VANCOUVER – Students in British Columbia’s public elementary schools are on track to become the first generation to get basic training in computer coding as the province answers a call from its thriving tech sector.
Some children in grades six to nine will begin learning the ABCs of digital technology once the government adds coding to teachers’ lesson plans in its modernized curriculum.
Schools will receive the new curriculum in September and the program is slated to be phased in over three years. The goal is to expose all kindergarten to Grade 12 students to coding basics within the next decade.
Premier Christy Clark announced the plan Monday among several initiatives to address a shortage of workers with digital skills that are needed by B.C. tech firms in the government’s bid to bolster the knowledge economy.
“You’ve told us … you need more talent. We know that’s crucial for your success,” Clark told about 2,800 delegates at the BCTech Summit.
“Tech companies will locate in places where they can find the people that will be capable of doing the work. We need to start that in our schools.”
Specific details, including costs to implement the curriculum changes, weren’t revealed as the program remains under development. Government officials said teachers will be given the opportunity to learn about coding during professional development days.
The officials said they looked to jurisdictions including Ontario and Britain as examples in designing the policy, but noted there’s no place that’s implemented coding long enough to know its results.
So far, the province has spent $500,000 running five coding academies over the past year for post-secondary students and has committed to expanding those camps into the next fiscal year. It also supported a program that ran nearly 700 events called Hour of Code.
Jeremy Shaki, CEO of Lighthouse Labs, which has held free coding boot camps for thousands of citizens, said he would have loved to see the new curriculum delivered last year, but is thrilled by recent progress.
“A lot of people have been banging this door for a couple years now,” said Shaki. “By putting it out there, it means they’ll have to develop it.”
New Brunswick and Nova Scotia have made similar commitments to coding over the past two years, while the United Kingdom made coding a mandatory part of school curriculum in 2014.

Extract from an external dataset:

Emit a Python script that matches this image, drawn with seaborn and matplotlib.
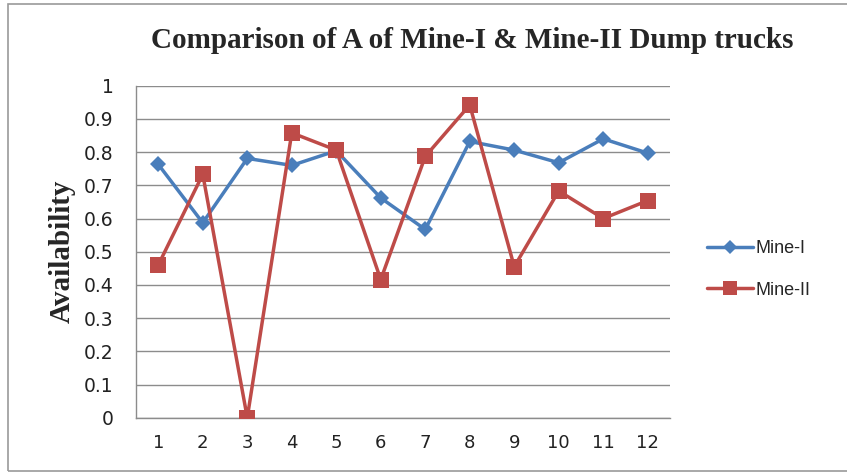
import matplotlib
matplotlib.use("Agg")
import matplotlib.pyplot as plt
import seaborn as sns
import pandas as pd
from matplotlib.patches import Rectangle
from matplotlib.lines import Line2D

# Dump truck availability by truck number
trucks = list(range(1, 13))
mine_1 = [0.763, 0.587, 0.781, 0.760, 0.804, 0.662, 0.567, 0.832, 0.806, 0.768, 0.840, 0.797]
mine_2 = [0.460, 0.733, 0.000, 0.858, 0.806, 0.416, 0.787, 0.942, 0.455, 0.683, 0.600, 0.654]
series_names = ["Mine-I", "Mine-II"]
y_ticks = [0, 0.1, 0.2, 0.3, 0.4, 0.5, 0.6, 0.7, 0.8, 0.9, 1]
y_tick_labels = ["0", "0.1", "0.2", "0.3", "0.4", "0.5", "0.6", "0.7", "0.8", "0.9", "1"]

df = pd.DataFrame({
    "Truck": trucks * 2,
    "Availability": mine_1 + mine_2,
    "Mine": [series_names[0]] * len(trucks) + [series_names[1]] * len(trucks),
})

sns.set_style("white")
plt.rcParams["font.family"] = ["DejaVu Sans"]

blue = "#4A7EBB"
red = "#BE4B48"
palette = {series_names[0]: blue, series_names[1]: red}

fig = plt.figure(figsize=(8.47, 4.73), dpi=100)
ax = fig.add_axes([0.1606, 0.1169, 0.6304, 0.7019])

for name, marker, ms in [(series_names[0], "D", 8), (series_names[1], "s", 11)]:
    sub = df[df["Mine"] == name]
    sns.lineplot(data=sub, x="Truck", y="Availability", color=palette[name],
                 marker=marker, markersize=ms, markeredgewidth=0, linewidth=2.5,
                 ax=ax, legend=False, zorder=3 if name == series_names[0] else 4)

ax.set_xlim(0.5, 12.5)
ax.set_ylim(0, 1)
ax.set_yticks(y_ticks)
ax.set_yticklabels(y_tick_labels)
ax.set_xticks(trucks)
ax.set_xticklabels([str(t) for t in trucks])
ax.yaxis.grid(True, color="#8C8C8C", linewidth=1.0)
ax.set_axisbelow(True)
for side in ["top", "right"]:
    ax.spines[side].set_visible(False)
for side in ["left", "bottom"]:
    ax.spines[side].set_color("#8C8C8C")
    ax.spines[side].set_linewidth(1.0)
ax.tick_params(axis="both", length=0, colors="#222222")
ax.tick_params(axis="y", pad=16, labelsize=13.5)
ax.tick_params(axis="x", pad=12, labelsize=13)

ax.set_xlabel("")
ax.set_ylabel("Availability", fontfamily="Liberation Serif", fontweight="bold",
              fontsize=21, labelpad=6)

fig.text(0.557, 0.915, "Comparison of A of Mine-I & Mine-II Dump trucks",
         ha="center", va="center", fontfamily="Liberation Serif",
         fontweight="bold", fontsize=21)

handles = [
    Line2D([], [], color=blue, marker="D", markersize=7.5, linewidth=2.5, markeredgewidth=0),
    Line2D([], [], color=red, marker="s", markersize=10, linewidth=2.5, markeredgewidth=0),
]
leg = fig.legend(handles, series_names, loc="center left", bbox_to_anchor=(0.815, 0.43),
                 frameon=False, handlelength=2.6, handletextpad=0.1,
                 labelspacing=1.35, prop={"family": "Liberation Sans", "size": 13})

# Chart frame
fig.patches.append(Rectangle((0.0095, 0.004), 1.2, 0.988, transform=fig.transFigure,
                             fill=False, edgecolor="#9A9A9A", linewidth=1.2))

fig.savefig("out.png", dpi=100)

New York City announced last fall that all of its public schools will be required to offer computer science to all students, and Chicago is working on a similar initiative.
Melody Ma, a Vancouver web-developer who convinced the government to participate in the Hour of Code, said revising B.C.’s curriculum is great but she has concerns.
“What are the resources on the back-end to actually support this? We haven’t heard what those plans are. How are we actually going to make this happen? Not every child in school has access to a computer,” she said.
The disparity in resources around the province became clear when Ma helped put on a free coding event at an older high school in Prince George, B.C. Some 100 participating students had to learn offline when they ran out of Internet bandwidth.
Tech firm CEO Alexandra Greenhill is a mother of three girls, ages five to 13, who believes the potential of an entire generation will be undermined if coding is not made a core part of the education system.
She believes savvy policy will find ways, such as implementing a simple card game she invented called “Little Codr” that teaches kids to think like computers.
“We don’t teach you language for you to become a poet or English professor,” she said. “I don’t want my kids to automatically become coders. I want them to know enough about this so they’re not intimidated and they can choose to embrace it if they want to.”